Hughes wrote that the threats of legal claims are unconvincing, he said, “Indeck came to Pratt County, through its attorney (Gordon Stull), who was also serving as Pratt County counselor, and asked the Board of Pratt County Commissioners (Board) to promise to approve Indeck’s potential wind turbine project under any regulations the county might adopt in the future, whether or not the project complied with the standards of such regulations, so long as its application is complete. Indeck suggested several criteria that its project would meet, apparently to convince the Board that an exemption from any future regulation wouldn’t adversely affect the county.
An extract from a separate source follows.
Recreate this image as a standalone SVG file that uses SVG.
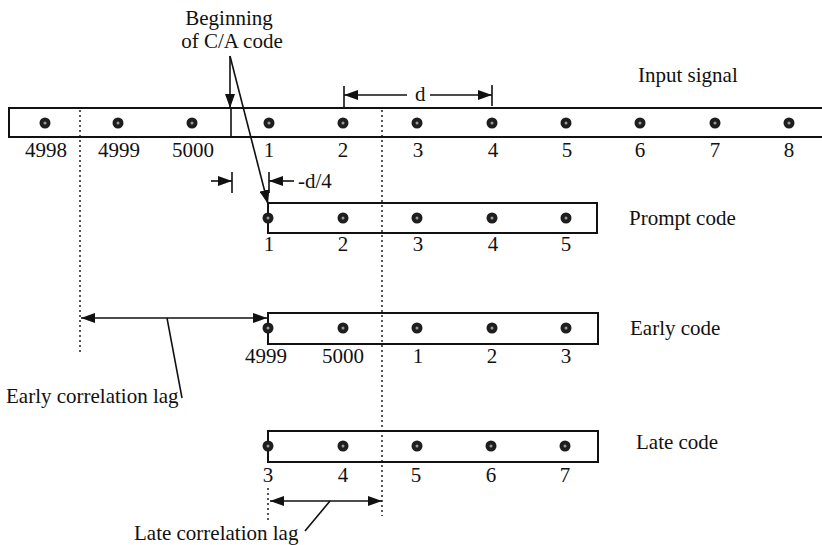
<svg xmlns="http://www.w3.org/2000/svg" width="822" height="545" viewBox="0 0 822 545" font-family="'Liberation Serif', 'DejaVu Serif', serif">
<style>
text{font-family:'Liberation Serif','DejaVu Serif',serif;font-size:21px;fill:#111}
.n{text-anchor:middle}
.bar{fill:#fff;stroke:#111;stroke-width:2}
.ln{stroke:#111;stroke-width:1.6;fill:none}
.dot{stroke:#111;stroke-width:1.4;stroke-dasharray:2 3;fill:none}
.dt{fill:#1e1e1e}
</style>
<defs>
<marker id="ah" viewBox="0 0 14 10" refX="14" refY="5" markerWidth="14" markerHeight="10" markerUnits="userSpaceOnUse" orient="auto-start-reverse">
<path d="M0,0 L14,5 L0,10 Z" fill="#111"/>
</marker>
<g id="pt"><circle r="5.5" class="dt"/><circle r="1.5" fill="#999"/></g>
</defs>
<rect width="822" height="545" fill="#fff"/>

<g id="input-signal">
<rect class="bar" x="9" y="108" width="830" height="29"/>
<line class="ln" x1="231" y1="108" x2="231" y2="137"/>
<use href="#pt" x="45" y="123"/><use href="#pt" x="118" y="123"/><use href="#pt" x="192" y="123"/>
<use href="#pt" x="269" y="123"/><use href="#pt" x="343" y="123"/><use href="#pt" x="417" y="123"/>
<use href="#pt" x="492" y="123"/><use href="#pt" x="566" y="123"/><use href="#pt" x="640" y="123"/>
<use href="#pt" x="715" y="123"/><use href="#pt" x="789" y="123"/>
<text class="n" x="46" y="157">4998</text><text class="n" x="119" y="157">4999</text><text class="n" x="193" y="157">5000</text>
<text class="n" x="269" y="157">1</text><text class="n" x="343" y="157">2</text><text class="n" x="418" y="157">3</text>
<text class="n" x="493" y="157">4</text><text class="n" x="567" y="157">5</text><text class="n" x="640" y="157">6</text>
<text class="n" x="715" y="157">7</text><text class="n" x="789" y="157">8</text>
<text x="638" y="82">Input signal</text>
</g>

<g id="prompt-code">
<rect class="bar" x="268" y="203" width="329" height="30"/>
<use href="#pt" x="268" y="218"/><use href="#pt" x="343" y="218"/><use href="#pt" x="417" y="218"/>
<use href="#pt" x="492" y="218"/><use href="#pt" x="566" y="218"/>
<text class="n" x="269" y="251">1</text><text class="n" x="343" y="251">2</text><text class="n" x="418" y="251">3</text>
<text class="n" x="493" y="251">4</text><text class="n" x="566" y="251">5</text>
<text x="629" y="225">Prompt code</text>
</g>

<g id="early-code">
<rect class="bar" x="268" y="313" width="330" height="31"/>
<use href="#pt" x="268" y="328"/><use href="#pt" x="343" y="328"/><use href="#pt" x="417" y="328"/>
<use href="#pt" x="492" y="328"/><use href="#pt" x="566" y="328"/>
<text class="n" x="266" y="363">4999</text><text class="n" x="343" y="363">5000</text><text class="n" x="418" y="363">1</text>
<text class="n" x="492" y="363">2</text><text class="n" x="566" y="363">3</text>
<text x="630" y="335">Early code</text>
</g>

<g id="late-code">
<rect class="bar" x="268" y="431" width="330" height="31"/>
<use href="#pt" x="268" y="446"/><use href="#pt" x="343" y="446"/><use href="#pt" x="417" y="446"/>
<use href="#pt" x="491" y="446"/><use href="#pt" x="565" y="446"/>
<text class="n" x="268" y="482">3</text><text class="n" x="343" y="482">4</text><text class="n" x="416" y="482">5</text>
<text class="n" x="491" y="482">6</text><text class="n" x="565" y="482">7</text>
<text x="636" y="449">Late code</text>
</g>

<g id="labels">
<text class="n" x="229" y="25">Beginning</text>
<text class="n" x="232" y="48">of C/A code</text>
<text x="298" y="188">-d/4</text>
<text x="415" y="101">d</text>
<text x="6" y="403">Early correlation lag</text>
<text x="134" y="540">Late correlation lag</text>
</g>

<g id="connectors">
<line class="dot" x1="80" y1="110" x2="80" y2="352"/>
<line class="dot" x1="382" y1="110" x2="382" y2="516"/>
<line class="dot" x1="268" y1="488" x2="268" y2="522"/>
<line class="ln" x1="230" y1="56" x2="230" y2="108" marker-end="url(#ah)"/>
<line class="ln" x1="230" y1="56" x2="268" y2="204" marker-end="url(#ah)"/>
<line class="ln" x1="344" y1="86" x2="344" y2="107"/>
<line class="ln" x1="492" y1="85" x2="492" y2="106"/>
<line class="ln" x1="407" y1="95" x2="344" y2="95" marker-end="url(#ah)"/>
<line class="ln" x1="430" y1="95" x2="492" y2="95" marker-end="url(#ah)"/>
<line class="ln" x1="232" y1="172" x2="232" y2="193"/>
<line class="ln" x1="269" y1="172" x2="269" y2="193"/>
<line class="ln" x1="211" y1="181" x2="232" y2="181" marker-end="url(#ah)"/>
<line class="ln" x1="294" y1="181" x2="269" y2="181" marker-end="url(#ah)"/>
<line class="ln" x1="81" y1="318" x2="267" y2="318" marker-start="url(#ah)" marker-end="url(#ah)"/>
<line class="ln" x1="167" y1="318" x2="182" y2="398"/>
<line class="ln" x1="270" y1="501" x2="382" y2="501" marker-start="url(#ah)" marker-end="url(#ah)"/>
<line class="ln" x1="330" y1="501" x2="305" y2="531"/>
</g>
</svg>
Pratt County retained counsel and signed an agreement.”
It later became clear that there were public health, safety and welfare concerns raised by Indeck’s project that the Board hadn’t been aware of and hadn’t considered, explained Hughes.
“For example, the Board had limited details about how the project might affect the Pratt airport and the impact of the wind turbines, Indeck was proposing on residents of rural Pratt County,” said Hughes in his letter. “These details weren’t disclosed by Indeck, when it proposed the agreement, it now says traps the Board and prevents it from addressing the public welfare concerns.
“To deal with these concerns in a reasoned way, taking community sentiment into account, the Board considered two options: developing business regulations for commercial wind energy operations in the county and adopting county-wide zoning with provisions dealing with commercial wind energy facilities,” continued Hughes. “The Board has decided to proceed with countywide zoning as the permanent solution, but in the meantime to preserve the status quo by imposing a limited moratorium.”
Hughes wrote, the Board is willing to consider a request for the suspension of the moratorium, but neither necessity, nor the advisability of suspending the moratorium for Indeck’s project, is apparent from Indeck’s recent letter to the Board.
“Unless Indeck intends to commence construction before the moratorium expires and the county rejects your request for a suspension of the moratorium, the moratorium will have no effect on Indeck,” said Hughes. “Thus, threats of litigation over any loss caused by the moratorium are premature and they are ill-founded.”
If Indeck wants to ask for a suspension of the moratorium, or ignore it, Hughes asked they answer a considerable number of unanswered questions relating to the proposed development.